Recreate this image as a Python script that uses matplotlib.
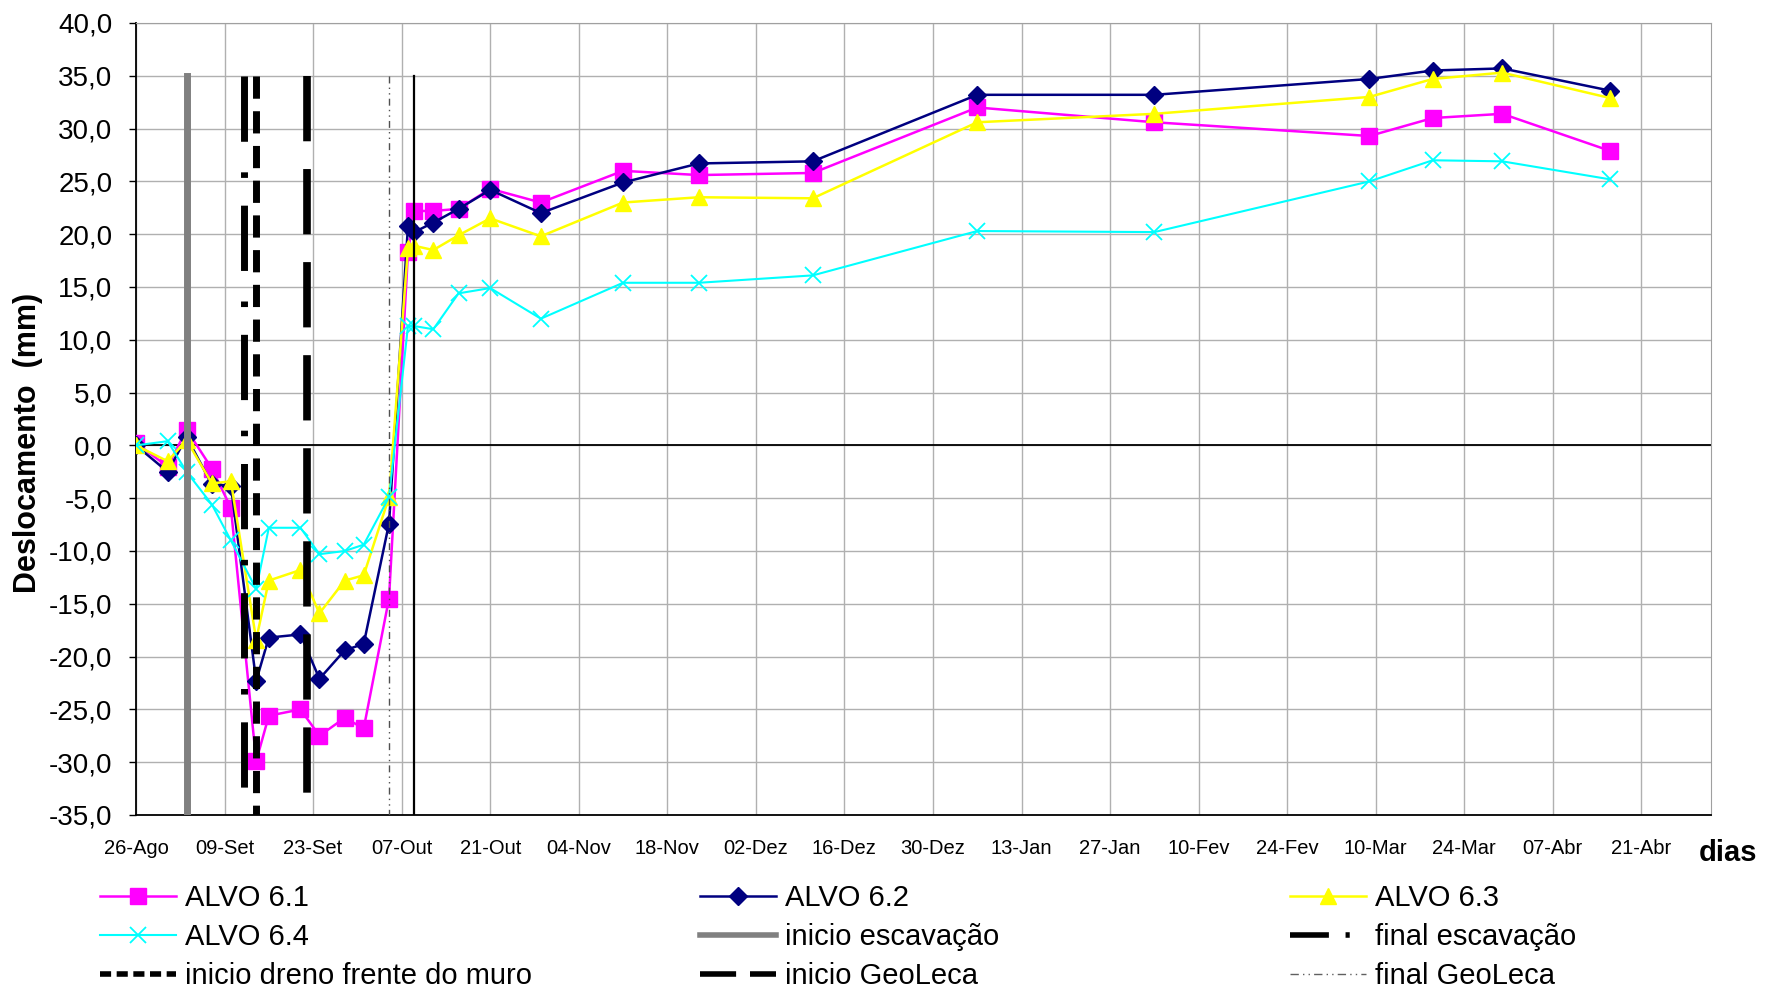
import matplotlib
matplotlib.use('Agg')
import matplotlib.pyplot as plt
from matplotlib.lines import Line2D
from matplotlib.ticker import FuncFormatter, MultipleLocator

# days counted from 26-Ago
days = [0, 5, 8, 12, 15, 19, 21, 26, 29, 33, 36, 40, 43, 44, 47, 51, 56, 64,
        77, 89, 107, 133, 161, 195, 205, 216, 233]

alvo_61 = [0.2, -2.0, 1.5, -2.2, -5.9, -29.9, -25.6, -25.0, -27.5, -25.8, -26.8, -14.5,
           18.3, 22.2, 22.2, 22.4, 24.3, 23.0, 26.0, 25.6, 25.8, 32.0, 30.6, 29.3, 31.0, 31.4, 27.9]
alvo_62 = [0.0, -2.5, 0.8, -3.7, -3.8, -22.3, -18.2, -17.9, -22.1, -19.4, -18.8, -7.4,
           20.8, 20.2, 21.1, 22.4, 24.2, 22.0, 24.9, 26.7, 26.9, 33.2, 33.2, 34.7, 35.5, 35.7, 33.6]
alvo_63 = [0.0, -1.5, 0.5, -3.6, -3.4, -18.4, -12.8, -11.8, -15.9, -12.8, -12.3, -4.9,
           18.7, 18.9, 18.5, 19.9, 21.5, 19.8, 23.0, 23.5, 23.4, 30.6, 31.4, 33.0, 34.7, 35.3, 32.9]
alvo_64 = [0.0, 0.4, -2.5, -5.6, -9.0, -13.6, -7.8, -7.8, -10.3, -10.0, -9.4, -4.9,
           11.3, 11.3, 11.0, 14.4, 14.9, 12.0, 15.4, 15.4, 16.1, 20.3, 20.2, 25.0, 27.0, 26.9, 25.2]

tick_days = list(range(0, 239, 14))
tick_labels = ['26-Ago', '09-Set', '23-Set', '07-Out', '21-Out', '04-Nov', '18-Nov', '02-Dez',
               '16-Dez', '30-Dez', '13-Jan', '27-Jan', '10-Fev', '24-Fev', '10-Mar', '24-Mar',
               '07-Abr', '21-Abr']

# event markers (day)
inicio_escavacao = 8
final_escavacao = 17
inicio_dreno = 19
inicio_geoleca = 27
final_geoleca = 40
linha_solida = 44

plt.rcParams['font.family'] = ['Liberation Sans', 'DejaVu Sans']
plt.rcParams['lines.scale_dashes'] = False

W, H = 1780, 992
fig = plt.figure(figsize=(W / 100, H / 100), dpi=100)
ax = fig.add_axes([136 / W, 1 - 815 / H, (1711 - 136) / W, (815 - 23) / H])

series = [
    ('ALVO 6.1', alvo_61, '#FF00FF', 's', 11),
    ('ALVO 6.2', alvo_62, '#000080', 'D', 9),
    ('ALVO 6.3', alvo_63, '#FFFF00', '^', 11),
    ('ALVO 6.4', alvo_64, '#00FFFF', 'x', 11),
]
handles = {}
for name, vals, col, mk, ms in series:
    mew = 1.3 if mk == 'x' else 1
    lw = 1.5 if mk == 'x' else 1.8
    h, = ax.plot(days, vals, color=col, marker=mk, markersize=ms, lw=lw,
                 markeredgecolor=col, markeredgewidth=mew, zorder=3, label=name)
    handles[name] = h

# vertical event lines, drawn top-down so the dash pattern starts at 35
def event_line(day, **kw):
    ax.plot([day, day], [35, -35], zorder=4, **kw)

event_line(inicio_escavacao, color='#808080', lw=5)
event_line(final_escavacao, color='black', lw=5, dashes=(47, 22, 4, 20))
event_line(inicio_dreno, color='black', lw=5, dashes=(16, 9))
event_line(inicio_geoleca, color='black', lw=5.5, dashes=(47, 20))
event_line(final_geoleca, color='#505050', lw=1, dashes=(5, 3, 1, 3, 1, 3))
event_line(linha_solida, color='black', lw=1.6)

ax.set_xlim(0, 249)
ax.set_ylim(-35, 40)
ax.set_xticks(tick_days)
ax.set_xticklabels(tick_labels, fontsize=14.5)
ax.yaxis.set_major_locator(MultipleLocator(5))
ax.yaxis.set_major_formatter(FuncFormatter(lambda v, p: f'{v:.1f}'.replace('.', ',')))
ax.tick_params(axis='y', labelsize=20, length=5, width=1, pad=12, direction='out')
ax.tick_params(axis='x', length=0, pad=17)

ax.grid(True, color='#b0b0b0', lw=1)
ax.set_axisbelow(True)
ax.axhline(0, color='black', lw=1.3, zorder=2)
for s in ['top', 'right']:
    ax.spines[s].set_color('#a0a0a0')
for s in ['left', 'bottom']:
    ax.spines[s].set_color('black')
    ax.spines[s].set_linewidth(1.3)

ax.set_ylabel('Deslocamento  (mm)', fontsize=22, fontweight='bold')
ax.yaxis.set_label_coords(-0.059, 0.47)
fig.text(1728 / W, 1 - 853 / H, 'dias', fontsize=21, fontweight='bold', ha='center', va='center')

# legend proxies for the event lines
h_esc = Line2D([], [], color='#808080', lw=4)
h_fesc = Line2D([], [], color='black', lw=4, dashes=(28, 12, 3, 20))
h_dreno = Line2D([], [], color='black', lw=4, dashes=(8, 4))
h_geo = Line2D([], [], color='black', lw=4, dashes=(26, 10))
h_fgeo = Line2D([], [], color='#606060', lw=1, dashes=(6, 3, 1, 3, 1, 3))

columns = [
    (100, [handles['ALVO 6.1'], handles['ALVO 6.4'], h_dreno],
     ['ALVO 6.1', 'ALVO 6.4', 'inicio dreno frente do muro']),
    (700, [handles['ALVO 6.2'], h_esc, h_geo],
     ['ALVO 6.2', 'inicio escavação', 'inicio GeoLeca']),
    (1290, [handles['ALVO 6.3'], h_fesc, h_fgeo],
     ['ALVO 6.3', 'final escavação', 'final GeoLeca']),
]
for x0, hs, labs in columns:
    fig.legend(hs, labs, loc='upper left', bbox_to_anchor=(x0 / W, 1 - 884 / H),
               frameon=False, fontsize=21, handlelength=2.6, handletextpad=0.3,
               labelspacing=0.38, borderpad=0, borderaxespad=0, numpoints=1)

fig.savefig('out.png', dpi=100)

....................

To do:
Copy out the listing exactly as it stands, but not the pictures.

Task solution:
Recreate this image as a Python script that uses matplotlib.
import matplotlib
matplotlib.use('Agg')
import matplotlib.pyplot as plt
from matplotlib.lines import Line2D
from matplotlib.ticker import FuncFormatter, MultipleLocator

# days counted from 26-Ago
days = [0, 5, 8, 12, 15, 19, 21, 26, 29, 33, 36, 40, 43, 44, 47, 51, 56, 64,
        77, 89, 107, 133, 161, 195, 205, 216, 233]

alvo_61 = [0.2, -2.0, 1.5, -2.2, -5.9, -29.9, -25.6, -25.0, -27.5, -25.8, -26.8, -14.5,
           18.3, 22.2, 22.2, 22.4, 24.3, 23.0, 26.0, 25.6, 25.8, 32.0, 30.6, 29.3, 31.0, 31.4, 27.9]
alvo_62 = [0.0, -2.5, 0.8, -3.7, -3.8, -22.3, -18.2, -17.9, -22.1, -19.4, -18.8, -7.4,
           20.8, 20.2, 21.1, 22.4, 24.2, 22.0, 24.9, 26.7, 26.9, 33.2, 33.2, 34.7, 35.5, 35.7, 33.6]
alvo_63 = [0.0, -1.5, 0.5, -3.6, -3.4, -18.4, -12.8, -11.8, -15.9, -12.8, -12.3, -4.9,
           18.7, 18.9, 18.5, 19.9, 21.5, 19.8, 23.0, 23.5, 23.4, 30.6, 31.4, 33.0, 34.7, 35.3, 32.9]
alvo_64 = [0.0, 0.4, -2.5, -5.6, -9.0, -13.6, -7.8, -7.8, -10.3, -10.0, -9.4, -4.9,
           11.3, 11.3, 11.0, 14.4, 14.9, 12.0, 15.4, 15.4, 16.1, 20.3, 20.2, 25.0, 27.0, 26.9, 25.2]

tick_days = list(range(0, 239, 14))
tick_labels = ['26-Ago', '09-Set', '23-Set', '07-Out', '21-Out', '04-Nov', '18-Nov', '02-Dez',
               '16-Dez', '30-Dez', '13-Jan', '27-Jan', '10-Fev', '24-Fev', '10-Mar', '24-Mar',
               '07-Abr', '21-Abr']

# event markers (day)
inicio_escavacao = 8
final_escavacao = 17
inicio_dreno = 19
inicio_geoleca = 27
final_geoleca = 40
linha_solida = 44

plt.rcParams['font.family'] = ['Liberation Sans', 'DejaVu Sans']
plt.rcParams['lines.scale_dashes'] = False

W, H = 1780, 992
fig = plt.figure(figsize=(W / 100, H / 100), dpi=100)
ax = fig.add_axes([136 / W, 1 - 815 / H, (1711 - 136) / W, (815 - 23) / H])

series = [
    ('ALVO 6.1', alvo_61, '#FF00FF', 's', 11),
    ('ALVO 6.2', alvo_62, '#000080', 'D', 9),
    ('ALVO 6.3', alvo_63, '#FFFF00', '^', 11),
    ('ALVO 6.4', alvo_64, '#00FFFF', 'x', 11),
]
handles = {}
for name, vals, col, mk, ms in series:
    mew = 1.3 if mk == 'x' else 1
    lw = 1.5 if mk == 'x' else 1.8
    h, = ax.plot(days, vals, color=col, marker=mk, markersize=ms, lw=lw,
                 markeredgecolor=col, markeredgewidth=mew, zorder=3, label=name)
    handles[name] = h

# vertical event lines, drawn top-down so the dash pattern starts at 35
def event_line(day, **kw):
    ax.plot([day, day], [35, -35], zorder=4, **kw)

event_line(inicio_escavacao, color='#808080', lw=5)
event_line(final_escavacao, color='black', lw=5, dashes=(47, 22, 4, 20))
event_line(inicio_dreno, color='black', lw=5, dashes=(16, 9))
event_line(inicio_geoleca, color='black', lw=5.5, dashes=(47, 20))
event_line(final_geoleca, color='#505050', lw=1, dashes=(5, 3, 1, 3, 1, 3))
event_line(linha_solida, color='black', lw=1.6)

ax.set_xlim(0, 249)
ax.set_ylim(-35, 40)
ax.set_xticks(tick_days)
ax.set_xticklabels(tick_labels, fontsize=14.5)
ax.yaxis.set_major_locator(MultipleLocator(5))
ax.yaxis.set_major_formatter(FuncFormatter(lambda v, p: f'{v:.1f}'.replace('.', ',')))
ax.tick_params(axis='y', labelsize=20, length=5, width=1, pad=12, direction='out')
ax.tick_params(axis='x', length=0, pad=17)

ax.grid(True, color='#b0b0b0', lw=1)
ax.set_axisbelow(True)
ax.axhline(0, color='black', lw=1.3, zorder=2)
for s in ['top', 'right']:
    ax.spines[s].set_color('#a0a0a0')
for s in ['left', 'bottom']:
    ax.spines[s].set_color('black')
    ax.spines[s].set_linewidth(1.3)

ax.set_ylabel('Deslocamento  (mm)', fontsize=22, fontweight='bold')
ax.yaxis.set_label_coords(-0.059, 0.47)
fig.text(1728 / W, 1 - 853 / H, 'dias', fontsize=21, fontweight='bold', ha='center', va='center')

# legend proxies for the event lines
h_esc = Line2D([], [], color='#808080', lw=4)
h_fesc = Line2D([], [], color='black', lw=4, dashes=(28, 12, 3, 20))
h_dreno = Line2D([], [], color='black', lw=4, dashes=(8, 4))
h_geo = Line2D([], [], color='black', lw=4, dashes=(26, 10))
h_fgeo = Line2D([], [], color='#606060', lw=1, dashes=(6, 3, 1, 3, 1, 3))

columns = [
    (100, [handles['ALVO 6.1'], handles['ALVO 6.4'], h_dreno],
     ['ALVO 6.1', 'ALVO 6.4', 'inicio dreno frente do muro']),
    (700, [handles['ALVO 6.2'], h_esc, h_geo],
     ['ALVO 6.2', 'inicio escavação', 'inicio GeoLeca']),
    (1290, [handles['ALVO 6.3'], h_fesc, h_fgeo],
     ['ALVO 6.3', 'final escavação', 'final GeoLeca']),
]
for x0, hs, labs in columns:
    fig.legend(hs, labs, loc='upper left', bbox_to_anchor=(x0 / W, 1 - 884 / H),
               frameon=False, fontsize=21, handlelength=2.6, handletextpad=0.3,
               labelspacing=0.38, borderpad=0, borderaxespad=0, numpoints=1)

fig.savefig('out.png', dpi=100)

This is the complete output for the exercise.